We believe that the taxpayer’s best counter to this potential IRS attack is to establish at the outset of the planning process that a transaction is being undertaken for the principal purpose of achieving one or more Non-Tax Purposes.  The reality is that, in many cases, there are several significant Non-Tax Purposes driving transactions that also have the collateral effect of enhancing Section 1202’s benefits.  But given the fact that the IRS’s assertion of the business purpose doctrine ultimately ends up as a facts and circumstances battle, we believe a key to success in an audit or in court is to demonstrate by producing convincing contemporaneous documentation that Non-Tax Purposes were the principal reason for undertaking the transaction.  Put another way, we believe that regardless of whether a transaction was, in fact, undertaken for Non-Tax Purposes, taxpayers risk losing valuable credibility by waiting until an audit is looming before making the effort to articulate and memorialize the transaction’s Non-Tax Purposes.

Parting thoughts.

Business owners and tax advisors should look beyond whether the mere form of a transaction “works” based on their literal reading of the Internal Revenue Code and consider whether there are sufficient Non-Tax Purposes for the transaction to withstand the assertion of the business purpose doctrine.  Business owners and tax advisors should consider the potential negative consequences of undertaking a transaction that lacks meaningful Non-Tax Purposes.  The failure of business owners to fully develop and contemporaneously document the principal Non-Tax Purposes for undertaking a transaction could encourage the IRS to first presume tax avoidance and then assert the business purpose doctrine.  Finally, tax advisors should be familiar with the Non-Tax Purposes for undertaking various transactions and the workings of the business purpose doctrine.

In spite of the potential for extraordinary tax savings, many experienced tax advisors are not familiar with Code Section 1202 and Code Section 1045 planning.  Venture capitalists, founders and investors who want to learn more about Code Section 1202 and Code Section 1045 planning opportunities are directed to several articles on the Frost Brown Todd website.

More QSBS Resources:

Contact Scott Dolson if you want to discuss any Code Sections 1202 or 1045 issues by telephone or video conference.


[1] References in this article to “Section” are to sections of the Internal Revenue Code, as amended.  Section 1202 makes available to eligible stockholders a gain exclusion when selling qualified small business stock (QSBS).  The available gain exclusion is generally capped at a $10 million per stockholder per-issuer exclusion, although the exclusion can exceed that amount under certain circumstances.  Section 1045 allows the proceeds from the sale of QSBS to be rolled over on a tax-free basis into replacement QSBS.

[2]Gregory v.

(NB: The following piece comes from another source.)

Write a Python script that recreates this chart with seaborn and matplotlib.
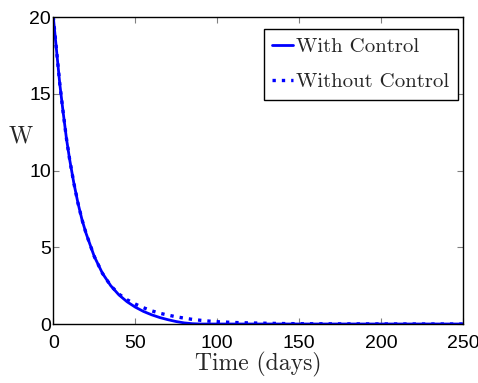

Helvering, 293 U.S. 485 (1935).  Treasury Regulation Section 1.368(b) and (c) summarize the “business purpose doctrine” as requiring that a reorganization must be (a) required by the exigencies of business, (b) an ordinary and necessary incident to the conduct of the business, and (c) not a device for tax avoidance.

[3] Although it is likely that the corporate tax rate will increase from the current 21% rate, it is also likely that the capital gains rate for high-income individuals will increase dramatically, potentially making seeking the Section 1202 gain exclusion an even more compelling planning option.

[4]Simple agreement for future equity (a “SAFE”).

[5] E.g., S corporation or limited liability company or limited partnership taxed as a partnership for federal income tax purposes.   Business owners should think twice before selecting the S corporation at the outset as stock issued by the S corporation will not qualify for Section 1202’s gain exclusion, which often means that founder stock won’t qualify while investors’ preferred stock issued after the corporation converts from S to C corporation will qualify.

[6] Business purposes, for example, beyond positioning a business to take advantage of favorable corporate income tax rates and the potential benefits of the Section 1202 gain exclusion.

[7] See FSA 200135001.  Notwithstanding the IRS occasional position, the Section 351 regulations don’t require that the parties have a business purpose.

[8] In Technical Advice Memorandum 200204002, the IRS took the position that it can rely on Section 269 to disallow what was characterized as an abusive misuse of the nonrecognition treatment of Section 351.   In the TAM, the IRS acknowledged that courts have held that the scope of Section 269 does not extend to nonrecognition concepts (which could include Section 351).   The IRS indicated in the TAM that it disagrees with those authorities.  See Cherry v. United States, 264 F.Supp. 969 (C.D. Cal. 1967) and Bijou Park Properties, Inc. v. Commissioner, 47 T.C. 207 (1966).

[9] Gregory v. Helvering, 293 U.S. 465 (1935).  Former Supreme Court Justice Louis D. Brandeis is quoted as saying: “I live in Alexandria, Virginia. Near the Supreme Court chambers is a toll bridge across the Potomac. When in a rush, I pay the dollar toll and get home early. However, I usually drive outside the downtown section of the city and cross the Potomac on a free bridge. This bridge was placed outside the downtown Washington, DC area to serve a useful social service, getting drivers to drive the extra mile and help alleviate congestion during the rush hour. If I went over the toll bridge and through the barrier without paying the toll, I would be committing tax evasion … If, however, I drive the extra mile and drive outside the city of Washington to the free bridge, I am using a legitimate, logical and suitable method of tax avoidance, and am performing a useful social service by doing so. For my tax evasion, I should be punished. For my tax avoidance, I should be commended. The tragedy of life today is that so few people know that the free bridge even exists.”

[10] When a target stockholders holds QSBS, the focus will often be on triggering a stock sale to claim Section 1202’g gain exclusion unless the stockholders’ holding period is less than five  years.  If that is the case, then the focus might shift to rolling over target stock into buyer stock or structuring the purchase of replacement QSBS under Section 1045.